Dans le cadre de l'examen du projet de budget de la Sécurité sociale, un amendement qui supprime la contribution sociale de solidarité des sociétés (C3S) a été adopté à l'Assemblée nationale. Un vote inattendu qui représente une perte de recettes de 5,4 milliards d'euros. Le président de la commission des affaires sociales, Frédéric Valletoux (Horizons), a demandé une "seconde délibération".
Il s'agissait, selon son propre auteur, d'un "amendement d'appel qui n'a[vait] pas vocation à être adopté" et ce pour "des raisons budgétaires évidentes". L'Assemblée nationale a voté par surprise, ce jeudi 6 novembre, un amendement de Charles Sitzenstuhl (Ensemble pour la République), présenté dans le cadre de l'examen du projet de loi de financement de la sécurité sociale 2026, qui supprime la contribution sociale de solidarité des sociétés (C3S).

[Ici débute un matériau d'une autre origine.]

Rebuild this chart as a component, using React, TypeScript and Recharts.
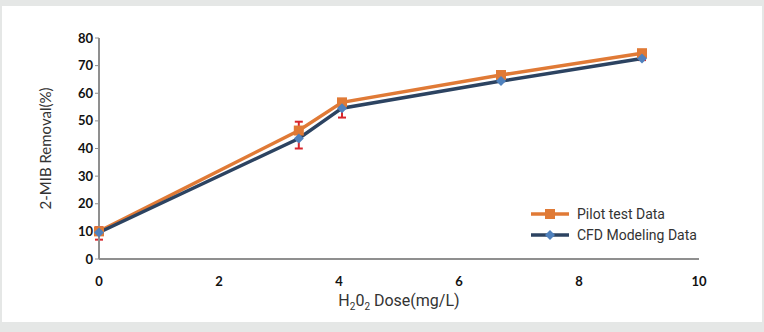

La C3S est une contribution patronale qui touche les entreprises qui réalisent un chiffre d'affaires hors taxes d'au moins 19 millions d'euros. Son taux est de 0,16% du chiffre d'affaires. Sa suppression entrainerait une perte de recettes de 5,4 milliards d'euros pour la branche vieillesse, selon le rapporteur général du budget de la Sécurité sociale, Thibault Bazin (Droite républicaine).
Face à la portée de l'amendement et au trouble provoqué par cette adoption, le président de la commission des affaires sociales, Frédéric Valletoux (Horizons), a demandé une nouvelle délibération - c'est-à-dire un nouveau vote sur cet amendement, comme le permet le règlement de l'Assemblée nationale - à l'issue de l'examen de la partie "recettes" du projet de budget de la Sécurité sociale.
En présentant son amendement, Charles Sitzenstuhl ne voulait pas vraiment supprimer la C3S, ou "en tout cas pas cette année". L'élu du parti présidentiel souhaitait avant tout "que figure dans ce débat le sujet des impôts de production". "On est tous très nombreux à dire qu'il y a un problème majeur en France avec les impôts de production", a acquiescé le ministre chargé de la Fonction publique et de la Réforme de l'Etat, David Amiel, qui a également "remercié" le député du Bas-Rhin d'avoir engagé le débat par son amendement.
Mais le ministre a aussi rappelé que le gouvernement optait plutôt pour une baisse de la cotisation sur la valeur ajoutée des entreprises (CVAE) et a demandé au député de retirer sa proposition. Ce qu'a fait Charles Sitzenstuhl. Sauf que l'amendement a été "repris" à la volée par un autre député, ce qui a provoqué un vote.
L'amendement a finalement été adopté (117 pour, 113 contre, 10 abstentions) essentiellement grâce aux voix des élus du Rassemblement national (détail du scrutin à consulter ici), qui ont longuement applaudi le résultat. Dix députés de l'ex-majorité présidentielle ont, en outre, indiqué avoir commis une erreur lors du vote en se prononçant "pour" l'amendement, alors qu'ils voulaient voter "contre".
A l'issue de scrutin, Sandrine Rousseau (Ecologiste et Social) a interpellé le gouvernement afin de savoir combien la suppression de la C3S allait faire perdre de recettes au budget de la sécurité sociale. "C'est un amendement à cinq milliards", lui a répondu la ministre de la Santé, Stéphanie Rist, ajoutant : "Avec cet amendement, nous entrons dans une difficulté pour accompagner la trajectoire qui doit nous amener à un compromis."
"Heureusement qu'on en est qu'à la première lecture et qu'il y en a trois", a rappelé le raporteur général, Thibault Bazin (DR), qui estime que les députés "sont en train de déraper totalement". Selon lui, l'Assemblée nationale devra "corriger le tir parce que si on déséquilibre trop la branche vieillesse, ceux qui en paieront le prix ce sont nos retraités".
Comme annoncé par le président de la commission des affaires sociales, Frédéric Valletoux (Horizons), les députés auront l'occasion de revenir sur l'adoption de cet amendement lors d'une seconde délibération.